Протазанов использует возрастные изменения облика героя, обозначая интервалы между ними с помощью значительных поворотов в его судьбе. Князь Касацкий – кадет, офицер. И в этом возрастном интервале – обманутый жених. Это один сюжетный фрагмент, внутри которого время движется поступательно. Покинув свет, он скрывается за воротами монастыря молодым человеком. И теперь перед нами послушник, отшельник, священник. Путь поисков в лоне христианской веры, новая веха в судьбе Касацкого охватывается иным объёмом и ритмами времени. А в финальных кадрах это бродяга без имени, скиталец, рассеянно взглядывающий на циферблат висящих в крестьянской избе часов-ходиков, ничего для него не означающих: часы без стрелок… Время в каждом из этих блоков приобретает не только последовательный, но, при их сопоставлении, и цикличный характер. В финале же получает философский смысл: удлиняясь и замедляясь на протяжении развития сюжета, оно наконец останавливается совсем.
Даже краткий анализ трёх картин рубежа 1917-18 годов («Набат» Бауэра, «Молчи, грусть, молчи…» Чардынина и «Отец Сергий» Протазанова) даёт основание рассматривать их как своеобразный итог процесса накопления и закрепления средств и способов выразительности дореволюционным экраном.
Критика и кинопроцесс
Периодические издания «Проэктор» и «Пегас», рождение которых в 1915 году приходится на переломный момент в развитии нашего кино, заметно больше, чем их старшие собратья – «Сине-фоно» и особенно «Вестник кинематографии» – озабочены прояснением исходных позиций: что именно способна выразить экранная речь, реализации каких уровней повествования может служить язык визуального искусства?

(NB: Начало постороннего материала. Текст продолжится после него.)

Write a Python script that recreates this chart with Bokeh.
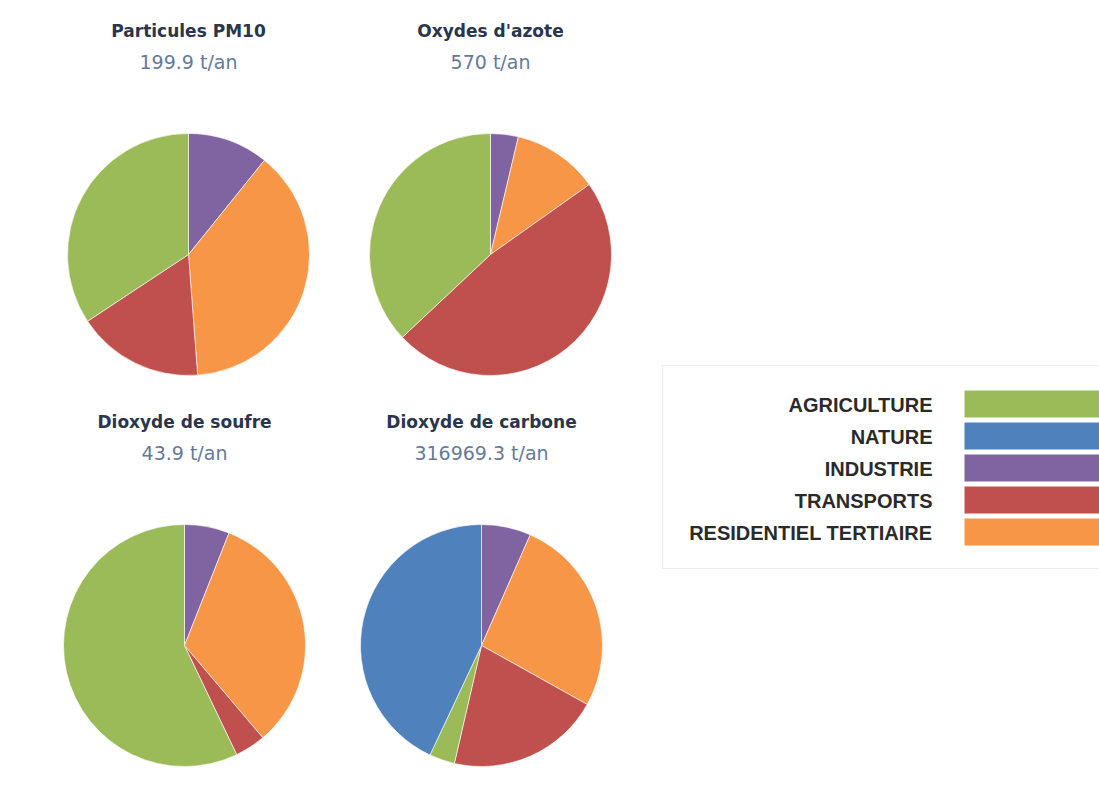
import math
from bokeh.plotting import figure
from bokeh.models import Range1d, ColumnDataSource
from bokeh.core.properties import value
from bokeh.embed import file_html
from bokeh.resources import INLINE

# ---- data ----
categories = ["AGRICULTURE", "NATURE", "INDUSTRIE", "TRANSPORTS", "RESIDENTIEL TERTIAIRE"]
colors = ["#9bbb59", "#4f81bd", "#8064a2", "#c0504d", "#f79646"]
# clockwise order from 12 o'clock used by the pies
pie_order = ["INDUSTRIE", "RESIDENTIEL TERTIAIRE", "TRANSPORTS", "AGRICULTURE", "NATURE"]

titles = ["Particules PM10", "Oxydes d'azote", "Dioxyde de soufre", "Dioxyde de carbone"]
totals = ["199.9 t/an", "570 t/an", "43.9 t/an", "316969.3 t/an"]

# shares in % (AGRICULTURE, NATURE, INDUSTRIE, TRANSPORTS, RESIDENTIEL TERTIAIRE)
pm10_shares = [34.3, 0.0, 10.8, 16.9, 38.0]
nox_shares = [37.0, 0.0, 3.7, 47.8, 11.5]
so2_shares = [57.1, 0.0, 6.0, 4.1, 32.8]
co2_shares = [3.4, 43.0, 6.6, 20.5, 26.5]
all_shares = [pm10_shares, nox_shares, so2_shares, co2_shares]

# ---- layout ----
W, H = 1099, 801
OFF = 0


def X(sx):
    return sx - OFF


def Y(sy):
    return H - (sy - OFF)


p = figure(width=W, height=H, output_backend="svg", toolbar_location=None,
           x_range=Range1d(0, W), y_range=Range1d(0, H), min_border=0)
p.axis.visible = False
p.grid.visible = False
p.outline_line_color = None
p.background_fill_color = "white"

centers = [(188, 254), (490, 254), (184, 645), (481, 645)]
radius = 121

for (cx, cy), shares, title, total in zip(centers, all_shares, titles, totals):
    tot = sum(shares)
    starts, ends, cols = [], [], []
    cum = 0.0
    for name in pie_order:
        i = categories.index(name)
        v = shares[i]
        if v <= 0:
            continue
        a0 = math.pi / 2 - 2 * math.pi * (cum + v) / tot
        a1 = math.pi / 2 - 2 * math.pi * cum / tot
        starts.append(a0)
        ends.append(a1)
        cols.append(colors[i])
        cum += v
    src = ColumnDataSource(dict(x=[X(cx)] * len(starts), y=[Y(cy)] * len(starts),
                                start=starts, end=ends, color=cols))
    p.wedge(x="x", y="y", radius=radius, radius_units="screen",
            start_angle="start", end_angle="end", fill_color="color",
            line_color="white", line_width=1, line_alpha=0.6, source=src)
    # titles
    p.text(x=[X(cx)], y=[Y(cy - 224)], text=[title], text_align="center",
           text_baseline="middle", text_font=value("DejaVu Sans"),
           text_font_style="bold", text_font_size="17px", text_color="#2b354b")
    p.text(x=[X(cx)], y=[Y(cy - 193)], text=[total], text_align="center",
           text_baseline="middle", text_font=value("DejaVu Sans"),
           text_font_size="19px", text_color="#65799a")

# ---- legend box ----
p.quad(left=[X(662)], right=[X(1099)], top=[Y(365)], bottom=[Y(568)],
       fill_color="white", line_color="#ececec", line_width=1)
for k, (cat, col) in enumerate(zip(categories, colors)):
    sy = 404 + 32 * k
    p.quad(left=[X(964)], right=[X(1099)], top=[Y(sy - 14)], bottom=[Y(sy + 13)],
           fill_color=col, line_color=None)
    p.text(x=[X(932)], y=[Y(sy)], text=[cat], text_align="right",
           text_baseline="middle", text_font=value("Liberation Sans"),
           text_font_style="bold", text_font_size="20px", text_color="#2a2a2a")

open("out.html", "w").write(file_html(p, INLINE))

Для большинства авторов становится бесспорным фактом переход «от движения-бега к движению эмоций, настроений, перечувствований, мыслей, или, короче говоря, от внешней суеты к внутренней углублённости»[64].
Эта позиция занимает господствующее положение в статьях, национальный экран видится уникальным явлением, он «несёт на себе печать индивидуальности, личности…печать исключительности интеллектуальной и душевной»[65]. Однако, если творческое мышление художника слито с материалом того искусства, которому он служит, то в кинематографе пока даже не исследован его собственный материал. В поисках целостного, самостоятельного единства экранного образа критика заводит речь о синтезе искусств: «Кинематограф – искусство для всех, которое объединяет – и поэзию, сделав её зрительной, и живопись, воплотив её в динамических образах, и музыку, соединив её созвучия с темпом и душою кинопроизведения»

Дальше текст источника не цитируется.